横浜で美技見せた豪州代表フォラウ。天才フットボーラーが振り返るNZ戦。

ラグビーリパブリック

敗戦の中でも才能の高さを見せたイズラエル・フォラウ。(撮影/松本かおり)

 前半25分のハイボールキャッチに、日産スタジアム(横浜国際総合競技場)がどよめいた。オーストラリア代表“ワラビーズ”の天才フットボーラー、CTBイズラエル・フォラウの美技を4万6143人が目の当たりにした。

「ハイボールのキャッチは大事な仕事です。(ニュージーランド代表には)ベン・スミスなどハイボールが得意な選手がいます。彼らに負けずにしっかりボールを保持して、チームのポゼッションに貢献することが重要です」(CTBフォラウ)

 10月27日に神奈川・日産スタジアムで行われた「ブレディスローカップ」第3戦。

 伝統の定期戦で、0勝2敗のワラビーズは、16年連続のカップ保持を決めていた2勝0敗のニュージーランド代表“オールブラックス”に20-37で退けられた。

「セットピースはもう少しクリーンボールで獲得しなければいけません。この試合に向けては、アタックにはフォーカスせず、ディフェンスに集中してやってきました。改善もできましたが、もちろんこれから修正して努力しなければいけない部分はあります」

 フルバックのイメージが強いフォラウだが、スーパーラグビーの所属先であるワラターズ(オーストラリア)同様、代表でもWTBやCTB(13番)でプレーする。この日は先発13番を背負った。

「チームでは3つのポジションをしています。ウイング、フルバック、13番です。チームによって役割は異なり、今日は13番でプレーしたので、フロントラインに入ってボールの奪い合いにも参加します。フルバックだともっとスペースがあります。どのポジションも楽しんでいます」

 代表レベルで3つのポジションをこなすハイレベルなユーティリティ性。そこにはユニークな経歴が関係している。

 オーストラリア西海岸で盛んな13人制ラグビーが出発点。シンプルな全速力の正面衝突も多く、ディフェンスに厳しさが求められる13人制で、18歳と194日で13人制豪州代表デビュー。史上最年少記録を更新すると、次に挑戦したのはハイボールキャッチが重要なスキルとなるオーストラリアン・フットボール(オージールールズ)。

 

 2013年シーズンから15人制へ転向し、同年6月のブリティッシュ&アイリッシュ・ライオンズ戦で、15人制でも豪州代表デビュー。29歳の現在までに70キャップを重ねている。

 

 競技の枠を超えた天才は、豊富な競技経験がスキルの獲得に役立ったかという質問に「もちろんそうです」と答えた。

 

「私はリーグ(13人制)で育ち、ユニオン(15人制)はしたことがありませんでした。最も高いレベルで、オージールールズでもやってきました。特にオージールールズでのスキルは、いま行っているラグビーに役立っています」

 193㌢109㌔の体格と才能、そして多彩な競技経験がフォラウにオンリーワンの輝きを与えている。

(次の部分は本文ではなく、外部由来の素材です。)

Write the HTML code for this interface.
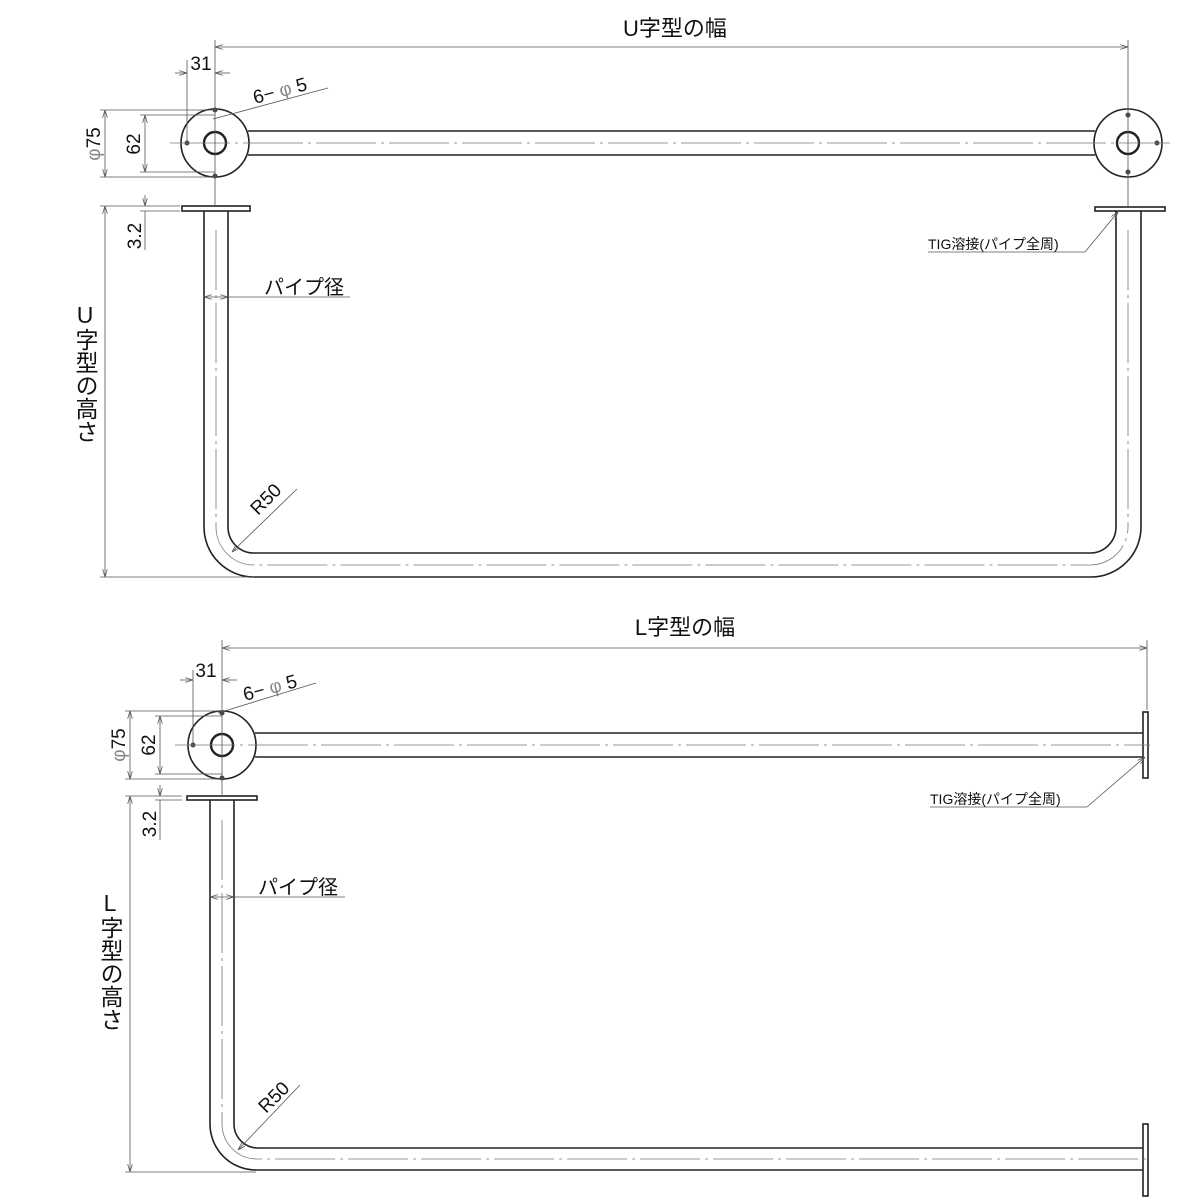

 永遠のライバル・オールブラックスをよく知る立場でもあるフォラウ。11月3日(土)に対戦する日本代表へのアドバイスを求められ、こう答えた。

「速いテンポでボールを回すのが日本だと思うので、それがオールブラックスには良いと思います。自分たちのペースで試合をして、自分たちの強みを出すことが大事です」

 ジャパンにエールを送り、爽やかに取材ゾーンを後にした。